Madam Speaker, I thank the member for the question because it cuts to the essence of what I am trying to get at. Collective bargaining can be an important tool to address persistent issues within an organization or workplace. When the government says it is looking at those issues and will get around to them, that they are separate, I think there is already a mistake in conceiving how we might deal with these issues. There would be virtue in submitting some of those issues in collective bargaining and seeing what the employees and employers within the workplace can figure out.
Part of the persistent problem, perhaps historically within the RCMP, which we certainly hear about from some members, has been that members of the RCMP cannot get their voices heard, that management is always in charge, that the system is not working, that management develops another system and there may be meaningful consultation or there may not. There will be differences of opinion about that.

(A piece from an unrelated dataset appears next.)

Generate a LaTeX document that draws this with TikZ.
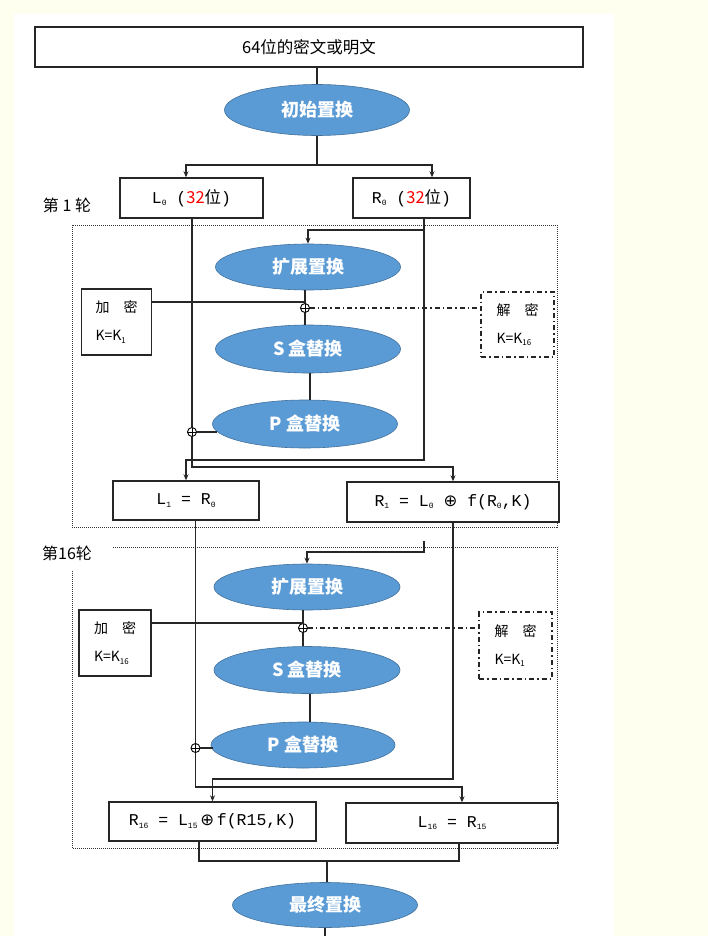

However, what certainly has been true is that management has had the ability to come up with new systems for decades within the RCMP, and certain problems persist.
What would be genuinely new, a novel approach, is to allow employees in at the ground level to address some of the issues at the bargaining table, with the knowledge and expertise they have because they are living it. They could see if they, working with the employer, could come up with solutions that management has not been able to come up with on its own.
I am glad that the government is concerned about those issues, and I am glad it is going to pay some attention to them. What I am upset about is that it is foreclosing on what would be a genuinely new way of dealing with the issues when the old ways clearly have not worked.
With my last few seconds, and for the information of members who may want to know, I want to recognize that my wife is visiting the nation's capital today.